Dihydropyrimidine dehydrogenase deficiency is a condition that varies widely in its impact. Some individuals experience neurological issues, while others show no signs of the disorder.
In severe cases of this deficiency, problems emerge in infancy. These individuals may have seizures, intellectual disability, small head size, muscle stiffness, delayed motor skills development, and challenges in communication and social interaction (autistic behaviors). On the other hand, some people don’t display any symptoms and are only identified through laboratory tests. Regardless of symptoms, individuals with this deficiency face a significant risk when exposed to certain cancer drugs like 5-fluorouracil and capecitabine. These drugs aren’t efficiently broken down in their bodies and accumulate to harmful levels, causing toxic reactions. These reactions may lead to severe inflammation and ulceration in the gastrointestinal tract, resulting in issues like mouth sores, abdominal pain, bleeding, nausea, vomiting, and diarrhea. Moreover, the toxicity can lower white blood cell counts, increasing the risk of infections, and reduce platelet numbers, affecting blood clotting and potentially causing abnormal bleeding. Other side effects may include skin problems, shortness of breath, and hair loss.

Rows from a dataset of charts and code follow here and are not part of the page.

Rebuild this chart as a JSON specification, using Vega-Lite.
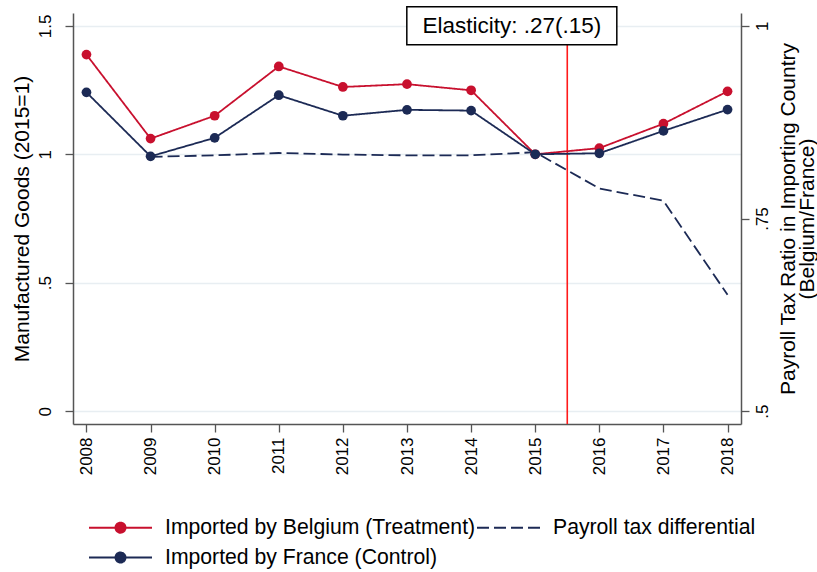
{
  "$schema": "https://vega.github.io/schema/vega-lite/v6.json",
  "width": 668,
  "height": 411,
  "autosize": {"type": "none"},
  "padding": {"left": 73, "top": 13, "right": 76, "bottom": 148},
  "background": "white",
  "data": {
    "values": [
      {"kind": "trade", "series": "Imported by Belgium (Treatment)", "year": 2008, "value": 1.388},
      {"kind": "trade", "series": "Imported by Belgium (Treatment)", "year": 2009, "value": 1.061},
      {"kind": "trade", "series": "Imported by Belgium (Treatment)", "year": 2010, "value": 1.150},
      {"kind": "trade", "series": "Imported by Belgium (Treatment)", "year": 2011, "value": 1.342},
      {"kind": "trade", "series": "Imported by Belgium (Treatment)", "year": 2012, "value": 1.262},
      {"kind": "trade", "series": "Imported by Belgium (Treatment)", "year": 2013, "value": 1.273},
      {"kind": "trade", "series": "Imported by Belgium (Treatment)", "year": 2014, "value": 1.249},
      {"kind": "trade", "series": "Imported by Belgium (Treatment)", "year": 2015, "value": 1.000},
      {"kind": "trade", "series": "Imported by Belgium (Treatment)", "year": 2016, "value": 1.024},
      {"kind": "trade", "series": "Imported by Belgium (Treatment)", "year": 2017, "value": 1.119},
      {"kind": "trade", "series": "Imported by Belgium (Treatment)", "year": 2018, "value": 1.245},
      {"kind": "trade", "series": "Imported by France (Control)", "year": 2008, "value": 1.241},
      {"kind": "trade", "series": "Imported by France (Control)", "year": 2009, "value": 0.992},
      {"kind": "trade", "series": "Imported by France (Control)", "year": 2010, "value": 1.064},
      {"kind": "trade", "series": "Imported by France (Control)", "year": 2011, "value": 1.230},
      {"kind": "trade", "series": "Imported by France (Control)", "year": 2012, "value": 1.150},
      {"kind": "trade", "series": "Imported by France (Control)", "year": 2013, "value": 1.173},
      {"kind": "trade", "series": "Imported by France (Control)", "year": 2014, "value": 1.170},
      {"kind": "trade", "series": "Imported by France (Control)", "year": 2015, "value": 1.000},
      {"kind": "trade", "series": "Imported by France (Control)", "year": 2016, "value": 1.004},
      {"kind": "trade", "series": "Imported by France (Control)", "year": 2017, "value": 1.091},
      {"kind": "trade", "series": "Imported by France (Control)", "year": 2018, "value": 1.174},
      {"kind": "tax", "series": "Payroll tax differential", "year": 2009, "value": 0.830},
      {"kind": "tax", "series": "Payroll tax differential", "year": 2010, "value": 0.832},
      {"kind": "tax", "series": "Payroll tax differential", "year": 2011, "value": 0.835},
      {"kind": "tax", "series": "Payroll tax differential", "year": 2012, "value": 0.833},
      {"kind": "tax", "series": "Payroll tax differential", "year": 2013, "value": 0.832},
      {"kind": "tax", "series": "Payroll tax differential", "year": 2014, "value": 0.832},
      {"kind": "tax", "series": "Payroll tax differential", "year": 2015, "value": 0.836},
      {"kind": "tax", "series": "Payroll tax differential", "year": 2016, "value": 0.789},
      {"kind": "tax", "series": "Payroll tax differential", "year": 2017, "value": 0.773},
      {"kind": "tax", "series": "Payroll tax differential", "year": 2018, "value": 0.651},
      {"kind": "event", "year": 2015.5},
      {"kind": "note", "year": 2014.635, "value": 1.5, "label": "Elasticity: .27(.15)"}
    ]
  },
  "config": {
    "font": "Liberation Sans",
    "view": {"stroke": null},
    "axis": {
      "labelFont": "Liberation Sans",
      "titleFont": "Liberation Sans",
      "labelFontSize": 17,
      "titleFontSize": 21,
      "titleFontWeight": "normal",
      "labelColor": "#000000",
      "titleColor": "#000000",
      "tickColor": "#555555",
      "domainColor": "#555555",
      "tickSize": 8,
      "tickWidth": 1.3,
      "domainWidth": 1.5,
      "grid": false
    },
    "legend": {
      "labelFont": "Liberation Sans",
      "labelFontSize": 21.2,
      "labelColor": "#000000",
      "labelLimit": 500
    }
  },
  "encoding": {
    "x": {
      "field": "year",
      "type": "quantitative",
      "scale": {"domain": [2007.79, 2018.21], "nice": false, "zero": false},
      "axis": {
        "title": null,
        "values": [2008, 2009, 2010, 2011, 2012, 2013, 2014, 2015, 2016, 2017, 2018],
        "format": "d",
        "labelAngle": 270,
        "labelAlign": "right",
        "labelBaseline": "middle",
        "labelPadding": 5
      }
    }
  },
  "layer": [
    {
      "layer": [
        {
          "transform": [{"filter": "datum.kind == 'tax'"}],
          "mark": {"type": "line", "strokeWidth": 1.8},
          "encoding": {
            "y": {
              "field": "value",
              "type": "quantitative",
              "scale": {"domain": [0.483333, 1.016667], "nice": false, "zero": false},
              "axis": {
                "orient": "right",
                "values": [0.5, 0.75, 1],
                "labelExpr": "replace(format(datum.value, ''), '0.', '.')",
                "labelAngle": 270,
                "labelAlign": "center",
                "labelBaseline": "top",
                "labelPadding": 5,
                "title": ["Payroll Tax Ratio in Importing Country", "(Belgium/France)"],
                "titleAngle": 270,
                "titleBaseline": "top",
                "titleAlign": "center",
                "titleX": 36,
                "titleY": 205.5,
                "titleLineHeight": 19,
                "grid": false
              }
            },
            "color": {
              "field": "series",
              "type": "nominal",
              "scale": {
                "domain": ["Imported by Belgium (Treatment)", "Payroll tax differential", "Imported by France (Control)"],
                "range": ["#c8102e", "#1c2a55", "#1c2a55"]
              },
              "legend": {"title": null, "orient": "none", "legendX": 36, "legendY": 503, "columns": 2, "direction": "horizontal", "symbolSize": 441, "symbolStrokeWidth": 2, "labelOffset": 33, "columnPadding": -3, "rowPadding": 8}
            },
            "strokeDash": {
              "field": "series",
              "type": "nominal",
              "scale": {
                "domain": ["Imported by Belgium (Treatment)", "Payroll tax differential", "Imported by France (Control)"],
                "range": [[1, 0], [12, 5], [1, 0]]
              },
              "legend": {"title": null, "orient": "none", "legendX": 36, "legendY": 503, "columns": 2, "direction": "horizontal", "symbolSize": 441, "symbolStrokeWidth": 2, "labelOffset": 33, "columnPadding": -3, "rowPadding": 8}
            }
          }
        }
      ]
    },
    {
      "encoding": {
        "y": {
          "field": "value",
          "type": "quantitative",
          "scale": {"domain": [-0.05, 1.55], "nice": false, "zero": false},
          "axis": {
            "orient": "left",
            "values": [0, 0.5, 1, 1.5],
            "labelExpr": "replace(format(datum.value, ''), '0.', '.')",
            "labelAngle": 270,
            "labelAlign": "center",
            "labelBaseline": "alphabetic",
            "labelPadding": 15,
            "title": "Manufactured Goods (2015=1)",
            "titleAngle": 270,
            "titleBaseline": "bottom",
            "titlePadding": 4,
            "grid": true,
            "gridColor": "#e8eef2",
            "gridWidth": 1.5
          }
        }
      },
      "layer": [
        {
          "transform": [{"filter": "datum.kind == 'event'"}],
          "mark": {"type": "rule", "color": "#ff1a1a", "strokeWidth": 1.6},
          "encoding": {"y": null}
        },
        {
          "transform": [{"filter": "datum.kind == 'trade'"}],
          "mark": {"type": "line", "strokeWidth": 1.8},
          "encoding": {
            "color": {
              "field": "series",
              "type": "nominal",
              "scale": {
                "domain": ["Imported by Belgium (Treatment)", "Payroll tax differential", "Imported by France (Control)"],
                "range": ["#c8102e", "#1c2a55", "#1c2a55"]
              },
              "legend": {"title": null, "orient": "none", "legendX": 36, "legendY": 503, "columns": 2, "direction": "horizontal", "symbolSize": 441, "symbolStrokeWidth": 2, "labelOffset": 33, "columnPadding": -3, "rowPadding": 8}
            },
            "strokeDash": {
              "field": "series",
              "type": "nominal",
              "scale": {
                "domain": ["Imported by Belgium (Treatment)", "Payroll tax differential", "Imported by France (Control)"],
                "range": [[1, 0], [12, 5], [1, 0]]
              },
              "legend": {"title": null, "orient": "none", "legendX": 36, "legendY": 503, "columns": 2, "direction": "horizontal", "symbolSize": 441, "symbolStrokeWidth": 2, "labelOffset": 33, "columnPadding": -3, "rowPadding": 8}
            }
          }
        },
        {
          "transform": [{"filter": "datum.kind == 'trade'"}],
          "mark": {"type": "point", "filled": true, "size": 95, "opacity": 1},
          "encoding": {
            "color": {
              "field": "series",
              "type": "nominal",
              "scale": {
                "domain": ["Imported by Belgium (Treatment)", "Payroll tax differential", "Imported by France (Control)"],
                "range": ["#c8102e", "#1c2a55", "#1c2a55"]
              },
              "legend": {"title": null, "orient": "none", "legendX": 36, "legendY": 503, "columns": 2, "direction": "horizontal", "symbolSize": 441, "symbolStrokeWidth": 2, "labelOffset": 33, "columnPadding": -3, "rowPadding": 8}
            }
          }
        },
        {
          "transform": [{"filter": "datum.kind == 'legendonly'"}],
          "mark": {"type": "point", "filled": true, "opacity": 1},
          "encoding": {
            "color": {
              "field": "series",
              "type": "nominal",
              "scale": {
                "domain": ["Imported by Belgium (Treatment)", "Payroll tax differential", "Imported by France (Control)"],
                "range": ["#c8102e", "#1c2a55", "#1c2a55"]
              },
              "legend": {"title": null, "orient": "none", "legendX": 36, "legendY": 503, "columns": 2, "direction": "horizontal", "symbolSize": 441, "symbolStrokeWidth": 2, "labelOffset": 33, "columnPadding": -3, "rowPadding": 8}
            },
            "shape": {
              "field": "series",
              "type": "nominal",
              "scale": {
                "domain": ["Imported by Belgium (Treatment)", "Payroll tax differential", "Imported by France (Control)"],
                "range": [
                  "M-3,0L3,0M0.476,0A0.476,0.476,0,1,1,-0.476,0A0.476,0.476,0,1,1,0.476,0Z",
                  "M-3,0L3,0",
                  "M-3,0L3,0M0.476,0A0.476,0.476,0,1,1,-0.476,0A0.476,0.476,0,1,1,0.476,0Z"
                ]
              },
              "legend": {"title": null, "orient": "none", "legendX": 36, "legendY": 503, "columns": 2, "direction": "horizontal", "symbolSize": 441, "symbolStrokeWidth": 2, "labelOffset": 33, "columnPadding": -3, "rowPadding": 8}
            }
          }
        },
        {
          "transform": [{"filter": "datum.kind == 'note'"}],
          "mark": {"type": "rect", "width": 210, "height": 38, "fill": "white", "stroke": "#000000", "strokeWidth": 1.5}
        },
        {
          "transform": [{"filter": "datum.kind == 'note'"}],
          "mark": {"type": "text", "fontSize": 22.5, "font": "Liberation Sans", "color": "#000000", "align": "center", "baseline": "middle"},
          "encoding": {"text": {"field": "label"}}
        }
      ]
    }
  ],
  "resolve": {"scale": {"y": "independent"}, "axis": {"y": "independent"}}
}
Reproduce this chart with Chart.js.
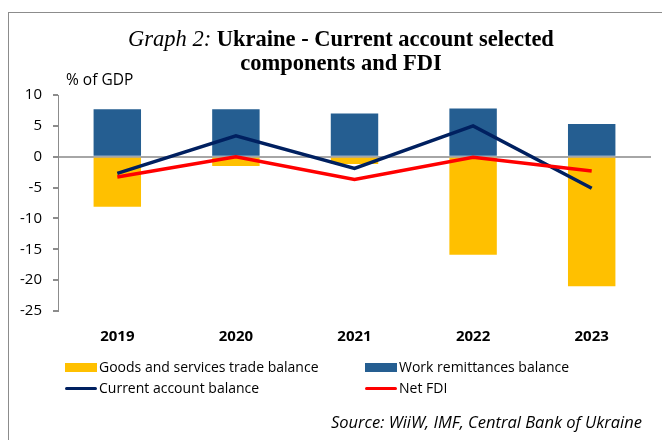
<!DOCTYPE html>
<html>
<head>
<meta charset="utf-8">
<script src="https://cdn.jsdelivr.net/npm/chart.js@4"></script>
<style>
  html, body { margin: 0; padding: 0; background: #fff; }
  #wrap { position: relative; width: 662px; height: 440px; overflow: hidden; font-family: "Open Sans", sans-serif; }
  #frame { position: absolute; left: 8px; top: 12px; width: 700px; height: 500px; border: 1px solid #8c8c8c; }
  #chart { position: absolute; left: 0; top: 0; }
  .title { position: absolute; left: 0; width: 682px; text-align: center; font-family: "Liberation Serif", serif; font-size: 22.5px; color: #000; line-height: 1; }
  .title i { font-weight: normal; }
  .title b { font-weight: bold; }
  #unit { position: absolute; left: 66px; top: 70px; font-size: 15.5px; line-height: 1.2; }
  .leg { position: absolute; font-size: 14px; color: #000; white-space: nowrap; line-height: 1; }
  .sw { position: absolute; }
  #source { position: absolute; right: 20px; top: 412px; font-size: 16.5px; font-style: italic; line-height: 1.2; }
</style>
</head>
<body>
<div id="wrap">
  <div id="frame"></div>
  <canvas id="chart" width="662" height="440"></canvas>
  <div class="title" style="top:28px"><i>Graph 2:</i> <b>Ukraine - Current account selected</b></div>
  <div class="title" style="top:52px"><b>components and FDI</b></div>
  <div id="unit">% of GDP</div>
  <div id="legend"></div>
  <div id="source">Source: WiiW, IMF, Central Bank of Ukraine</div>
</div>
<script>
// categories and series (% of GDP)
const years = ['2019', '2020', '2021', '2022', '2023'];
const tradeBalance = [-8.1, -1.5, -1.2, -15.9, -21.0];
const remittances = [7.7, 7.7, 7.0, 7.8, 5.3];
const currentAccount = [-2.7, 3.4, -1.9, 5.0, -5.1];
const netFDI = [-3.3, 0.0, -3.7, -0.1, -2.3];

const yellow = '#FFC000';
const blue = '#255E91';
const navy = '#002060';
const red = '#FF0000';

const ctx = document.getElementById('chart').getContext('2d');

const chart = new Chart(ctx, {
    type: 'bar',
    data: {
        labels: years,
        datasets: [
            {
                type: 'line',
                label: 'Current account balance',
                data: currentAccount,
                borderColor: navy,
                backgroundColor: navy,
                borderWidth: 3.5,
                pointRadius: 0,
                tension: 0,
                order: 1
            },
            {
                type: 'line',
                label: 'Net FDI',
                data: netFDI,
                borderColor: red,
                backgroundColor: red,
                borderWidth: 3.5,
                pointRadius: 0,
                tension: 0,
                order: 0
            },
            {
                label: 'Goods and services trade balance',
                data: tradeBalance,
                backgroundColor: yellow,
                categoryPercentage: 0.4,
                barPercentage: 1,
                order: 3
            },
            {
                label: 'Work remittances balance',
                data: remittances,
                backgroundColor: blue,
                categoryPercentage: 0.4,
                barPercentage: 1,
                order: 2
            }
        ]
    },
    options: {
        responsive: false,
        animation: false,
        layout: {
            padding: { top: 95, right: 11, bottom: 89, left: 0 }
        },
        plugins: {
            legend: { display: false },
            title: { display: false },
            tooltip: { enabled: false }
        },
        scales: {
            x: {
                stacked: true,
                grid: { display: false },
                border: { display: false },
                ticks: {
                    color: '#000',
                    padding: 9,
                    font: { family: 'Open Sans', size: 15, weight: 'bold' }
                },
                afterFit: function(scale) { scale.height = 40; }  // labels are clipped to the scale box
            },
            y: {
                min: -25,
                max: 10,
                ticks: {
                    stepSize: 5,
                    color: '#000',
                    padding: 11,
                    font: { family: 'Open Sans', size: 15 }
                },
                grid: {
                    color: c => (c.tick && c.tick.value === 0) ? '#a6a6a6' : 'transparent',
                    lineWidth: 2,
                    tickColor: '#8c8c8c',
                    tickLength: 5,
                    drawTicks: true
                },
                border: { display: true, color: '#8c8c8c', width: 1 },
                afterFit: function(scale) { scale.width = 58; }
            }
        }
    }
});

// legend, two columns
const legendItems = [
    { text: 'Goods and services trade balance', color: yellow, kind: 'box', x: 65, y: 360 },
    { text: 'Work remittances balance', color: blue, kind: 'box', x: 365, y: 360 },
    { text: 'Current account balance', color: navy, kind: 'line', x: 65, y: 381 },
    { text: 'Net FDI', color: red, kind: 'line', x: 365, y: 381 }
];
const legendEl = document.getElementById('legend');
legendItems.forEach(item => {
    const sw = document.createElement('div');
    sw.className = 'sw';
    sw.style.left = item.x + 'px';
    sw.style.width = '32px';
    sw.style.background = item.color;
    if (item.kind === 'box') {
        sw.style.top = (item.y + 3) + 'px';
        sw.style.height = '9px';
    } else {
        sw.style.top = (item.y + 6) + 'px';
        sw.style.height = '3px';
        sw.style.borderRadius = '2px';
    }
    legendEl.appendChild(sw);
    const t = document.createElement('div');
    t.className = 'leg';
    t.style.left = (item.x + 34) + 'px';
    t.style.top = item.y + 'px';
    t.textContent = item.text;
    legendEl.appendChild(t);
});
</script>
</body>
</html>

Dihydropyrimidine dehydrogenase deficiency is caused by pathogenic (disease-causing) variants in the DPYD gene and exhibits autosomal recessive inheritance. This means that both parents must be carriers to have a 25% chance to have a child with the condition. The risk of being a carrier is based on a person’s ancestry or ethnic background.
Carriers may still experience toxic reactions to fluoropyrimidine drugs.
Other names for this condition are dihydropyrimidinuria, familial pyrimidemia, and hereditary thymine-uraciluria.